Collections in the Christian Category

Andrew Tinkham Papers

Andrew Tinkham’s Drawing of Springfield, Missouri, 1861 Image courtesy of Wilson’s Creek National Battlefield Andrew Tinkham enlisted May 25, 1861, as a private in Company F of the First Kansas Infantry, which was organized at Fort Leavenworth, Kansas, between May 20 and June 3, 1861. Unlike other volunteer troops which fought at Wilson’s Creek, the […]

The Enrolled Missouri Militia, 4th Military District, Order Book

On August 17, 1861 Missouri Governor Hamilton R. Gamble ordered a proclamation establishing the Missouri State Militia for defense of the State against guerrilla activity. Gamble soon realized the need for additional troops, and on July 22, 1862 he issued General Order Number 29 organizing the Enrolled Missouri Militia (EMM). General Colley B. Holland assumed command of the 4th Military district, consisting of the counties in southwest Missouri, on October 30, 1862. Based in Springfield, Missouri, roughly 2,500 men reported for duty, operating under the jurisdiction of the State of Missouri. Holland’s documented all activities related to his command in the enrolled Missouri Militia order book for the 4th Military District in Southwest Missouri, from November 1862 through May 1863. His reports cover the Battles of Springfield and Hartville and also include details about depredation in Southwest Missouri and the extensive guerrilla activity that took place in the region.

James H. Wiswell Papers

James H. Wiswell was a teenage solider in the Union Army from Vermont. Wiswell enlisted in Company C, 4th US Cavalry, and served in Kansas and Missouri. He fought under the command of General Nathan Lyon and participated in the Battles of Dug Springs and Wilson’s Creek in 1861. His letter to his sister Naomi revealed the conditions of military life and the toll the defeat at Wilson’s Creek had on his company.

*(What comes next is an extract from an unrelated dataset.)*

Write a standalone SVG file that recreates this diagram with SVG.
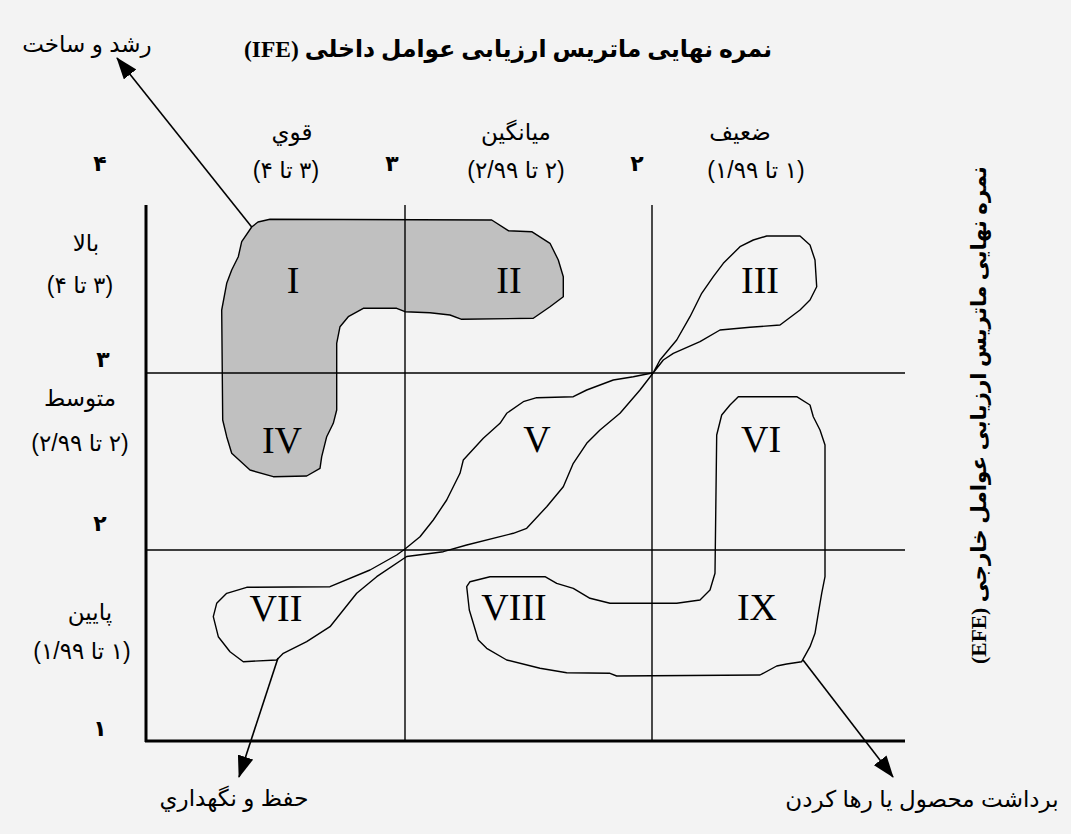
<svg xmlns="http://www.w3.org/2000/svg" width="1071" height="834" viewBox="0 0 1071 834">
<style>
.ar{font-family:"Liberation Sans","DejaVu Sans",sans-serif;font-size:23px;fill:#000;direction:rtl;text-anchor:middle}
.num{font-family:"DejaVu Sans","Liberation Sans",sans-serif;font-size:22px;font-weight:bold;fill:#000;text-anchor:middle}
.ttl{font-family:"Liberation Serif","DejaVu Sans",serif;font-size:23.5px;font-weight:bold;fill:#000;direction:rtl;text-anchor:middle}
.rn{font-family:"Liberation Serif","Times New Roman",serif;font-size:38px;fill:#000;text-anchor:middle}
.grid{stroke:#000;stroke-width:1.4;fill:none}
.axis{stroke:#000;stroke-width:3;fill:none}
.shape{stroke:#000;stroke-width:1.4;fill:none;stroke-linejoin:round}
.lead{stroke:#000;stroke-width:1.6;fill:none}
</style>
<defs>
<marker id="ah" viewBox="0 0 22 16" refX="21" refY="8" markerWidth="22" markerHeight="16" markerUnits="userSpaceOnUse" orient="auto">
<path d="M0,0 L22,8 L0,16 Z" fill="#000"/>
</marker>
</defs>
<rect x="0" y="0" width="1071" height="834" fill="#f3f3f3"/>

<g id="shape-I-II-IV">
<path class="shape" style="fill:#c0c0c0" d="M251.7,227 L258,222 L270,219.3 L491.7,220 L508.3,230.7 L531.7,231.7 L550,243.3 L558.3,260 L563.3,276.7 L563.3,296.7 L550,306.7 L533.3,318.3 L461.7,319.3 L450,315 L430,312.7 L405,311.7 L396.7,308.3 L363.3,308.3 L348.3,316.7 L340,326.7 L336.7,343.3 L336.7,410 L333.3,423.3 L326.7,436.7 L321.7,456.7 L320,468.3 L306.7,476 L273.3,476.7 L250,470 L231.7,453.3 L226.7,436.7 L222.7,420 L221.7,310 L226.7,283.3 L231.7,270 L238.3,256.7 L241.7,241.7 Z"/>
</g>

<g id="grid">
<line class="grid" x1="405" y1="205" x2="405" y2="741"/>
<line class="grid" x1="652" y1="205" x2="652" y2="741"/>
<line class="grid" x1="146" y1="373" x2="905" y2="373"/>
<line class="grid" x1="146" y1="550" x2="905" y2="550"/>
<line class="axis" x1="146" y1="205" x2="146" y2="742"/>
<line class="axis" x1="145" y1="741" x2="905" y2="741"/>
</g>

<g id="shape-III-V-VII">
<path class="shape" d="M653.3,372.7 L660,360 L676.7,340 L690,316.7 L701.7,293.3 L713.3,276.7 L723.3,263.3 L740,246.7 L753.3,240 L766.7,236 L800,236 L810,245 L815,260 L816.7,286.7 L810,300 L800,310 L780,325 L750,327.3 L720,330 L700,341.7 L673.3,353.3 L663.3,360 L653.3,372.7 L633.3,376.7 L613.3,380 L586.7,390 L573.3,396.7 L536.7,397.7 L523.3,401.7 L506.7,413.3 L500,423.3 L483.3,438.3 L463.3,460 L460,473.3 L446.7,500 L433.3,520 L420,536.7 L405,549 L396.7,555 L370,570 L330,586.7 L246.7,587.3 L226.7,593.3 L216.7,603.3 L213.3,616.7 L218.3,636.7 L230,651.7 L243.3,661.7 L276.7,660 L283.3,653.3 L306.7,641.7 L330,626.7 L356.7,593.3 L376.7,576.7 L406.7,556.5 L443.3,551.7 L466.7,545 L513.3,533.3 L526.7,528.3 L546.7,506.7 L563.3,486.7 L573.3,463.3 L586.7,443.3 L600,430 L620,413.3 L640,390 Z"/>
</g>

<g id="shape-VI-VIII-IX">
<path class="shape" d="M738.3,396.7 L796.7,396.7 L810,405 L813.3,416.7 L820,430 L825,445 L825,576.7 L821.7,593.3 L818.3,613.3 L815,633.3 L810,646.7 L801.7,661.7 L786.7,664 L776.7,666 L760,675 L616.7,676 L610,673.3 L566.7,672.7 L540,668.3 L506.7,660 L486.7,648.3 L478.3,640 L473.3,623.3 L469.3,610 L466.7,586.7 L470,581.7 L490,576.7 L545,576.7 L556.7,583.3 L573.3,588.3 L590,598.3 L610,603.3 L676.7,603.3 L700,600 L710,590 L715,573.3 L716.7,435 L721.7,415 L730,405 Z"/>
</g>

<g id="connectors">
<line class="lead" x1="251.7" y1="227" x2="117" y2="58" marker-end="url(#ah)"/>
<line class="lead" x1="278" y1="658" x2="239" y2="777" marker-end="url(#ah)"/>
<line class="lead" x1="803" y1="660" x2="893" y2="777" marker-end="url(#ah)"/>
</g>

<g id="title"><text class="ttl" x="508" y="57">نمره نهایی ماتریس ارزیابی عوامل داخلی (IFE)</text></g>
<g id="title-efe"><text class="ttl" transform="translate(986,415) rotate(-90)" x="0" y="0" style="font-size:21.5px">نمره نهایی ماتریس ارزیابی عوامل خارجی (EFE)</text></g>

<g id="col-headers">
<text class="num" x="100" y="171">۴</text>
<text class="ar" x="292" y="140">قوي</text>
<text class="ar" x="286" y="178">(۳ تا ۴)</text>
<text class="num" x="392" y="171">۳</text>
<text class="ar" x="516" y="140">ميانگين</text>
<text class="ar" x="516" y="178">(۲ تا ۲/۹۹)</text>
<text class="num" x="637" y="171">۲</text>
<text class="ar" x="740" y="140">ضعيف</text>
<text class="ar" x="756" y="178">(۱ تا ۱/۹۹)</text>
</g>

<g id="row-headers">
<text class="ar" x="86" y="251">بالا</text>
<text class="ar" x="80" y="293">(۳ تا ۴)</text>
<text class="num" x="103" y="367">۳</text>
<text class="ar" x="80" y="406">متوسط</text>
<text class="ar" x="80" y="451">(۲ تا ۲/۹۹)</text>
<text class="num" x="100" y="531">۲</text>
<text class="ar" x="90" y="620">پايين</text>
<text class="ar" x="82" y="659">(۱ تا ۱/۹۹)</text>
<text class="num" x="100" y="736">۱</text>
</g>

<g id="cell-I"><text class="rn" x="293" y="293">I</text></g>
<g id="cell-II"><text class="rn" x="509" y="293">II</text></g>
<g id="cell-III"><text class="rn" x="760" y="293">III</text></g>
<g id="cell-IV"><text class="rn" x="282" y="453">IV</text></g>
<g id="cell-V"><text class="rn" x="537" y="452">V</text></g>
<g id="cell-VI"><text class="rn" x="761" y="452">VI</text></g>
<g id="cell-VII"><text class="rn" x="276" y="621">VII</text></g>
<g id="cell-VIII"><text class="rn" x="514" y="620">VIII</text></g>
<g id="cell-IX"><text class="rn" x="757" y="620">IX</text></g>

<g id="label-grow"><text class="ar" x="87" y="52">رشد و ساخت</text></g>
<g id="label-hold"><text class="ar" x="234" y="806">حفظ و نگهداري</text></g>
<g id="label-harvest"><text class="ar" x="922" y="807">برداشت محصول يا رها كردن</text></g>
</svg>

The John A. Mack Collection

The Mack Collection offers valuable insight into the lives of Union sympathizers in the Ozarks. In many ways, their experiences are typical of Southern Unionists, though their home in Missouri placed them squarely in a border region. The war was bitter and personal for the Mack family. Their experiences as refugees and those who fighting guerrillas in the 1st Arkansas Cavalry (U.S.) hardened their feelings towards Confederate sympathizers. As Radical Republicans, the Macks entered the political arena only to find themselves at odds with fellow Unionists.

Regrettably, the Mack collection contains only half of the correspondence between the family members. The surviving letters were written to those serving in the army. While the soldier’s responses are missing, the existing letters provide researchers with a unique perspective on the civilian experience in southwest Missouri.

The John H. Utz Collection

John H. Utz served under General Sterling Price, and participated in the Battles of Lexington and Pea Ridge. Utz returned home after his “six months service” was up, and took the oath of allegiance to the Union sometime in 1862. He married Sarah Elizabeth (“Sallie”) Duncan in February 1863, and their first child was born in July 1864. In the fall of 1864, Utz attempted to join Sterling Price in his expedition through Missouri, which resulted in his imprisonment.

The John H. Utz collection is a series of sixty plus letters compiled by his descendents. The letters were self-published by the family in Biographical Sketches of the Bartlett Marshall Duncan and Henry Utz Families. Very limited copies of the book are available to the public, and the letters in the collection are reproduced as they were printed in the book. This collection depicts Utz experiences as a prisoner of war from 1864 through 1865

Ozias Ruark Collection

The Ozias Ruark collection contains correspondence and a diary detailing the service of a captain in the 8th Missouri State Militia Cavalry. Throughout his diary, Ruark comments on four underlying themes: the impact of the war on civilians, foraging, engagements with guerrillas and the daily routine of camp life. He also notes weather, towns and the Ozarks landscape. Ruark’s perspective as a soldier provides a valuable portrait of military life in the region.